2024年07月24日 | 1977 年 



謙遜のし過ぎでしょう?
門田選手がニョッキリと首位打者の席へ躍り出て来た。阪急の島谷・加藤秀選手やロッテの有藤・リー選手に対抗して南海でただ一人の3割バッターがその面目を施すように登場したのである。阪急とのダブルヘッダーで大当たりし今季初めて首位打者の座に就いた門田選手。生来の照れ屋さんは嬉しさもあまり表に出せずモジモジ。「いやぁ、直ぐに落ちますよ。僕は首位打者なんてガラじゃないですから」としきりに謙遜して頭を掻くが、その言葉とは裏腹に左方向への打球は力強さを増しヒットの量産体制に入っていることは周知の事実だ。

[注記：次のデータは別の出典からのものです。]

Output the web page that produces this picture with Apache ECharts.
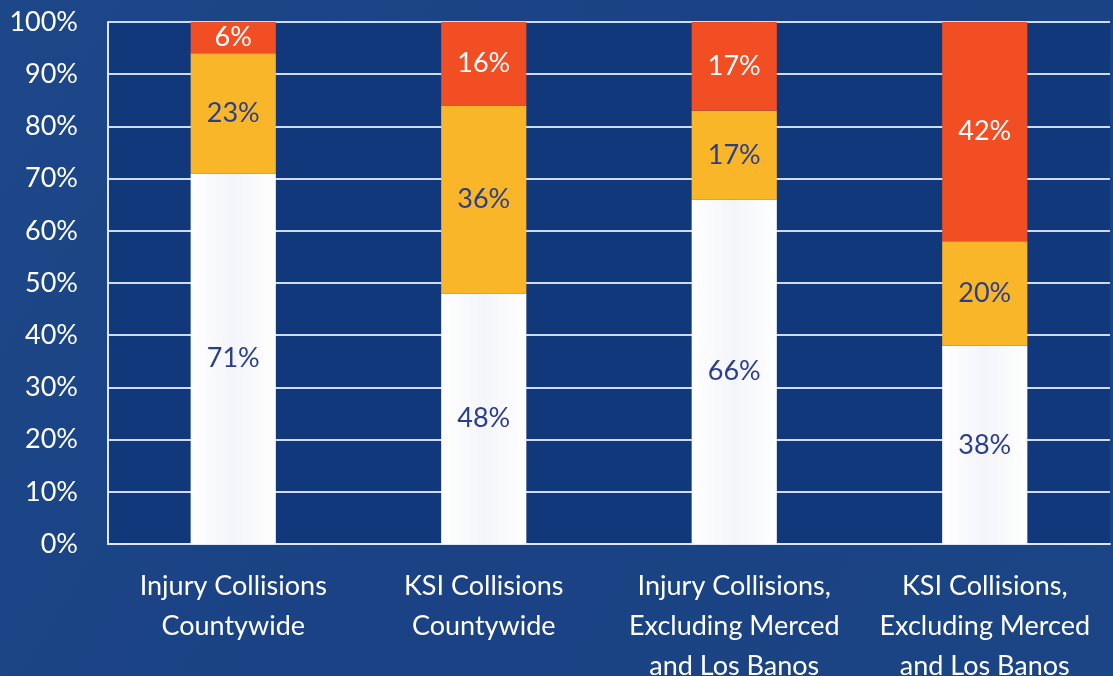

「タイトルの話はまだまだ先。それよりもチームが勝ってくれる方が嬉しい」とザワつく周囲に困惑するが野村監督は門田選手にタイトルを狙わすようにしている。「チームの為にも本人の為にもタイトルを狙うぐらいの気構えでやってもらいたい。カドが打てばチームの勝利に近づくんだし他の選手もつられてプラスになる」と野村監督はチームと門田選手の将来の為にも全面支援の構えである。昭和46年に打点王を獲得して以来のチャンス到来に周囲は期待している。


スワッ野村御大が送りバント
四番打者が送りバント…天下の野村監督が阪急戦で試みた。場面は無死二塁、その前の打席ではいい当たりの左越えの適時打を放っていた。また再び得点を稼ぎたいところなのに足立投手の初球から送りバントの構えをした。走者を三塁に進めて後続の柏原・ピアース選手でダメ押し点を狙う作戦を立てたようだが、いずれにしても野村監督に犠牲バントは消極的でネット裏では疑問視する声が多かった。案の定、1球目は失敗。続く2球目は捕手への小フライとなりこの奇策は失敗に終わった。

苦笑いしながらベンチに引き揚げてきた野村監督。後続も凡退してしまい得点はならなかった。本来なら送りバントを失敗した野村監督自身は罰金ものである。だが何が幸いするか分からないもので野村監督のプレーが南海ナインを刺激したのか次の回に追加点が入り南海が勝利をものにした。試合後、野村監督はこの件について聞かれるとバツが悪そうに「いやぁ失敗しました。どうしても点が欲しい場面だったのでバントを試みたけどダメやった。申し訳ない」と頭を下げた。


森の石松
ホプキンス選手が判定を不服とし審判に暴行し退場させられペナルティで出場停止処分となった。その為、練習後の " 暇人・ホプキンス " はベンチ裏や食堂をウロウロし、試合に臨むナインを見かけると激励する。河埜選手には「コーノ、アイスコーヒーを奢るから頑張れ」と言ってコーヒーを差し出すと河埜選手は目を白黒させるもコーヒーを飲むと試合でヒットを量産した。これにはホプキンス選手も「僕の分まで打ってくれた」と大喜びし、森の石松よろしく「飲みねぇ、飲みねぇ」と他の選手にもコーヒーの " 押し売り " に走り回った。